TASK INSTRUCTIONS: Look through the data below and output, unchanged, every line from the one holding "Give me the TikZ source for this diagram." through the one holding "(12,654) -- (1171,654);", inclusive. Skip the pictures.

Records with drawing code
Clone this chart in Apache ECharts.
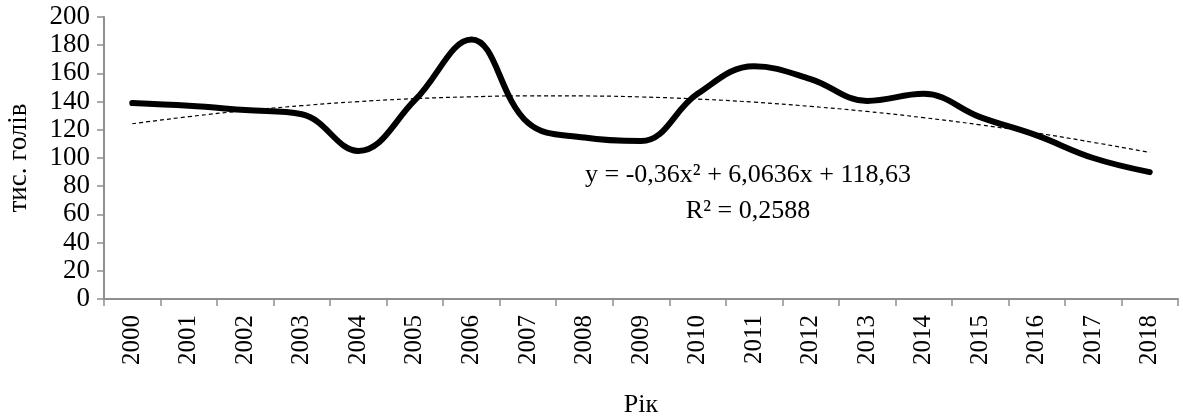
<!DOCTYPE html>
<html>
<head>
<meta charset="utf-8">
<style>
  html, body { margin: 0; padding: 0; background: #fff; }
  #chart { width: 1183px; height: 418px; }
</style>
<script src="https://cdn.jsdelivr.net/npm/echarts@6/dist/echarts.min.js"></script>
</head>
<body>
<div id="chart"></div>
<script>
// роки
const years = ['2000', '2001', '2002', '2003', '2004', '2005', '2006', '2007', '2008', '2009',
    '2010', '2011', '2012', '2013', '2014', '2015', '2016', '2017', '2018'];

// поголів'я, тис. голів
const heads = [139, 137, 134, 131, 105, 141, 184, 125, 114.5, 112,
    145.5, 165, 156, 140.5, 145.5, 129, 116, 100, 90];

// поліноміальний тренд
const trend = [124.3, 129.3, 133.6, 137.1, 140.0, 142.1, 143.4, 144.1, 144.0, 143.3,
    141.8, 139.6, 136.6, 133.0, 128.6, 123.5, 117.7, 111.1, 103.9];

const yTicks = { min: 0, max: 200, interval: 20 };

const font = 'Liberation Serif, Times New Roman, serif';
const axisGray = '#8f8f8f';

const chart = echarts.init(document.getElementById('chart'));
chart.setOption({
    animation: false,
    textStyle: { fontFamily: font },
    grid: { left: 104, right: 5, top: 17, bottom: 119, containLabel: false, outerBoundsMode: 'none' },
    xAxis: {
        type: 'category',
        data: years,
        boundaryGap: true,
        name: 'Рік',
        nameLocation: 'middle',
        nameGap: 93,
        nameTextStyle: { fontFamily: font, fontSize: 26, color: '#000' },
        axisLine: { lineStyle: { color: axisGray, width: 2 } },
        axisTick: { show: true, length: 7, lineStyle: { color: axisGray, width: 1.5 } },
        axisLabel: { rotate: 90, fontFamily: font, fontSize: 25, color: '#000', margin: 16, interval: 0 },
        splitLine: { show: false },
    },
    yAxis: {
        type: 'value',
        min: yTicks.min,
        max: yTicks.max,
        interval: yTicks.interval,
        name: 'тис. голів',
        nameLocation: 'middle',
        nameGap: 72,
        nameTextStyle: { fontFamily: font, fontSize: 27, color: '#000' },
        axisLine: { show: true, lineStyle: { color: axisGray, width: 2 } },
        axisTick: { show: true, length: 7, lineStyle: { color: axisGray, width: 1.5 } },
        axisLabel: { fontFamily: font, fontSize: 27, color: '#000', margin: 14 },
        splitLine: { show: false },
    },
    series: [
        {
            name: 'trend',
            type: 'line',
            data: trend,
            smooth: true,
            showSymbol: false,
            lineStyle: { color: '#000', width: 1.2, type: [4, 3] },
            z: 1,
        },
        {
            name: 'heads',
            type: 'line',
            data: heads,
            smooth: 0.4,
            showSymbol: false,
            lineStyle: { color: '#000', width: 6, cap: 'round', join: 'round' },
            z: 2,
        },
    ],
    graphic: [
        {
            type: 'text',
            x: 748,
            y: 175,
            style: {
                text: 'y = -0,36x² + 6,0636x + 118,63',
                font: '26px ' + font,
                fill: '#000',
                align: 'center',
                verticalAlign: 'middle',
            },
        },
        {
            type: 'text',
            x: 748,
            y: 211,
            style: {
                text: 'R² = 0,2588',
                font: '26px ' + font,
                fill: '#000',
                align: 'center',
                verticalAlign: 'middle',
            },
        },
    ],
});
</script>
</body>
</html>
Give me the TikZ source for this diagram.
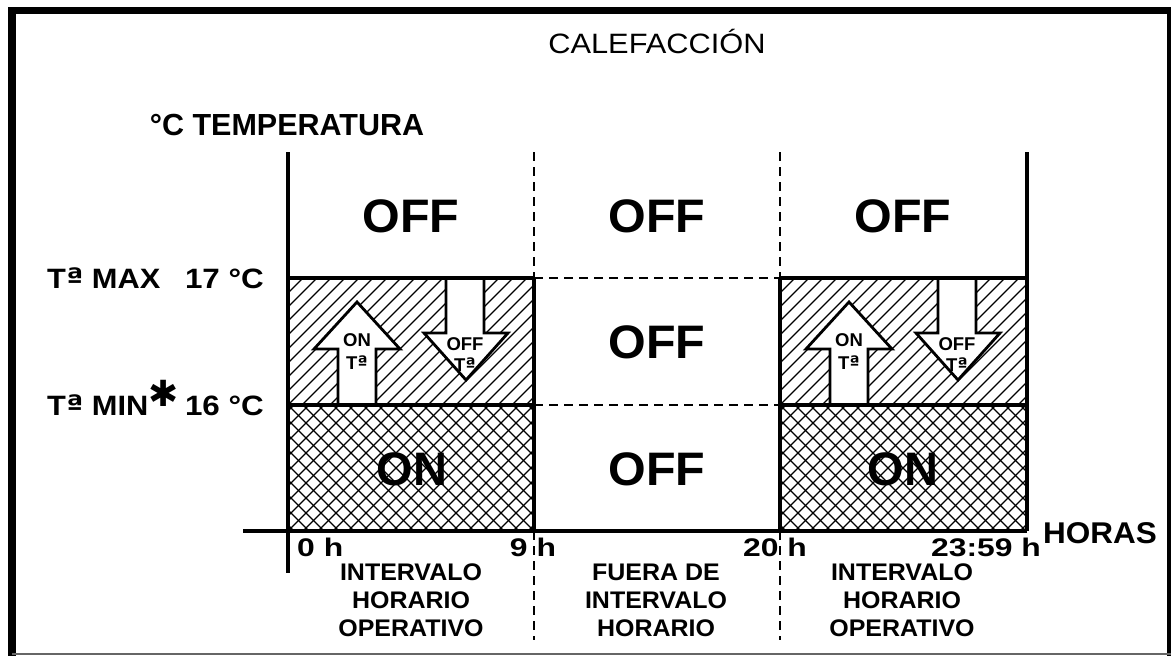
\documentclass[tikz,border=0pt]{standalone}
\usepackage{fontspec}
\setmainfont{Liberation Sans}
\newfontfamily\djv{DejaVu Sans}
\newcommand{\hs}[2]{\scalebox{#1}[1]{#2}}
\newcommand{\orda}{{\djv ª}}
\begin{document}
\begin{tikzpicture}[x=1pt,y=-1pt,
  frame/.style={line width=7.5pt},
  axis/.style={line width=3.2pt},
  dsh/.style={line width=2.2pt, dash pattern=on 9pt off 6pt},
  hat/.style={line width=1.3pt},
  arr/.style={line width=2.8pt, fill=white, line join=miter},
  ttl/.style={font=\fontsize{28}{30}\selectfont, inner sep=0, anchor=base},
  hd/.style={font=\fontsize{30.5}{32}\selectfont\bfseries, inner sep=0, anchor=base},
  lv/.style={font=\fontsize{28}{30}\selectfont\bfseries, inner sep=0},
  big/.style={font=\fontsize{47}{48}\selectfont\bfseries, inner sep=0, anchor=base},
  sm/.style={font=\fontsize{18.5}{20}\selectfont\bfseries, inner sep=0, anchor=base},
  tk/.style={font=\fontsize{25.5}{27}\selectfont\bfseries, inner sep=0, anchor=base},
  iv/.style={font=\fontsize{24}{26}\selectfont\bfseries, inner sep=0, anchor=base},
]
\useasboundingbox (0,0) rectangle (1171,656);
\fill[white] (0,0) rectangle (1171,656);

% outer frame
\draw[frame] (12,656) -- (12,10.5) -- (1171,10.5) -- (1171,656);
\draw[line width=1.5pt, black!60] (12,654) -- (1171,654);

% hatching of the two operating intervals
\foreach \ox in {0,492} {
  \begin{scope}[xshift=\ox pt]
    \begin{scope}
      \clip (288,278) rectangle (534,405);
      \foreach \i in {-10,...,18} \draw[hat] (288+\i*14,405) -- ++(127,-127);
    \end{scope}
    \begin{scope}
      \clip (288,405) rectangle (534,531);
      \foreach \i in {-9,...,18} {
        \draw[hat] (288+\i*15,531) -- ++(126,-126);
        \draw[hat] (288+\i*15,405) -- ++(126,126);
      }
    \end{scope}
    % up arrow (ON)
    \draw[arr] (338,405) -- (338,349) -- (314,349) -- (357,302) -- (400,349) -- (376,349) -- (376,405);
    % down arrow (OFF)
    \draw[arr] (446,278) -- (446,333) -- (424,333) -- (466,380) -- (508,333) -- (484,333) -- (484,278);
  \end{scope}
}

% axes and solid boundaries
\draw[axis] (288,152) -- (288,573);
\draw[axis] (243,531) -- (1027,531);
\draw[axis] (1027,152) -- (1027,531);
\draw[axis] (288,278) -- (534,278);
\draw[axis] (288,405) -- (534,405);
\draw[axis] (534,278) -- (534,531);
\draw[axis] (780,278) -- (1027,278);
\draw[axis] (780,405) -- (1027,405);
\draw[axis] (780,278) -- (780,531);

% dashed lines
\draw[dsh] (534,152) -- (534,278);
\draw[dsh] (780,152) -- (780,278);
\draw[dsh] (534,278) -- (780,278);
\draw[dsh] (534,405) -- (780,405);
\draw[dsh] (534,531) -- (534,640);
\draw[dsh] (780,531) -- (780,640);

% texts
\node[ttl] (title) at (657,53) {\hs{1.1}{CALEFACCIÓN}};
\node[hd] (ylab) at (287,135) {°C TEMPERATURA};

\node[lv, anchor=base west] (tmax) at (47,288) {\hs{1.1}{T\orda{} MAX}};
\node[lv, anchor=base east] (v17) at (264,288) {\hs{1.12}{17 °C}};
\node[lv, anchor=base west] (tmin) at (47,415) {\hs{1.1}{T\orda{} MIN}};
\node[font=\djv\fontsize{36}{36}\selectfont, inner sep=0] (star) at (164,393) {✱};
\node[lv, anchor=base east] (v16) at (264,415) {\hs{1.12}{16 °C}};

\node[big] (off1) at (411,232) {\hs{1.03}{OFF}};
\node[big] (off2) at (657,232) {\hs{1.03}{OFF}};
\node[big] (off3) at (903,232) {\hs{1.03}{OFF}};
\node[big] (off4) at (657,358) {\hs{1.03}{OFF}};
\node[big] (off5) at (657,485) {\hs{1.03}{OFF}};
\node[big] (on1) at (412,485) {ON};
\node[big] (on2) at (903,485) {ON};

\node[sm] (aon1) at (357,346) {ON};
\node[sm] (aon1t) at (357,369) {T\orda};
\node[sm] (aoff1) at (465,350) {OFF};
\node[sm] (aoff1t) at (465,371) {T\orda};
\node[sm] (aon2) at (849,346) {ON};
\node[sm] (aon2t) at (849,369) {T\orda};
\node[sm] (aoff2) at (957,350) {OFF};
\node[sm] (aoff2t) at (957,371) {T\orda};

\node[tk, anchor=base west] (t0) at (297,556) {\hs{1.25}{0 h}};
\node[tk] (t9) at (533,556) {\hs{1.25}{9 h}};
\node[tk] (t20) at (775,556) {\hs{1.25}{20 h}};
\node[tk] (t2359) at (986,556) {\hs{1.25}{23:59 h}};
\node[font=\fontsize{30}{32}\selectfont\bfseries, inner sep=0, anchor=base west] (horas) at (1043,543) {\hs{1.05}{HORAS}};

\node[iv] (l1a) at (411,580) {\hs{1.04}{INTERVALO}};
\node[iv] (l1b) at (411,608) {\hs{1.04}{HORARIO}};
\node[iv] (l1c) at (411,636) {\hs{1.04}{OPERATIVO}};
\node[iv] (l2a) at (656,580) {\hs{1.04}{FUERA DE}};
\node[iv] (l2b) at (656,608) {\hs{1.04}{INTERVALO}};
\node[iv] (l2c) at (656,636) {\hs{1.04}{HORARIO}};
\node[iv] (l3a) at (902,580) {\hs{1.04}{INTERVALO}};
\node[iv] (l3b) at (902,608) {\hs{1.04}{HORARIO}};
\node[iv] (l3c) at (902,636) {\hs{1.04}{OPERATIVO}};
\end{tikzpicture}
\end{document}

TASK RESPONSE:
Give me the TikZ source for this diagram.
\documentclass[tikz,border=0pt]{standalone}
\usepackage{fontspec}
\setmainfont{Liberation Sans}
\newfontfamily\djv{DejaVu Sans}
\newcommand{\hs}[2]{\scalebox{#1}[1]{#2}}
\newcommand{\orda}{{\djv ª}}
\begin{document}
\begin{tikzpicture}[x=1pt,y=-1pt,
  frame/.style={line width=7.5pt},
  axis/.style={line width=3.2pt},
  dsh/.style={line width=2.2pt, dash pattern=on 9pt off 6pt},
  hat/.style={line width=1.3pt},
  arr/.style={line width=2.8pt, fill=white, line join=miter},
  ttl/.style={font=\fontsize{28}{30}\selectfont, inner sep=0, anchor=base},
  hd/.style={font=\fontsize{30.5}{32}\selectfont\bfseries, inner sep=0, anchor=base},
  lv/.style={font=\fontsize{28}{30}\selectfont\bfseries, inner sep=0},
  big/.style={font=\fontsize{47}{48}\selectfont\bfseries, inner sep=0, anchor=base},
  sm/.style={font=\fontsize{18.5}{20}\selectfont\bfseries, inner sep=0, anchor=base},
  tk/.style={font=\fontsize{25.5}{27}\selectfont\bfseries, inner sep=0, anchor=base},
  iv/.style={font=\fontsize{24}{26}\selectfont\bfseries, inner sep=0, anchor=base},
]
\useasboundingbox (0,0) rectangle (1171,656);
\fill[white] (0,0) rectangle (1171,656);

% outer frame
\draw[frame] (12,656) -- (12,10.5) -- (1171,10.5) -- (1171,656);
\draw[line width=1.5pt, black!60] (12,654) -- (1171,654);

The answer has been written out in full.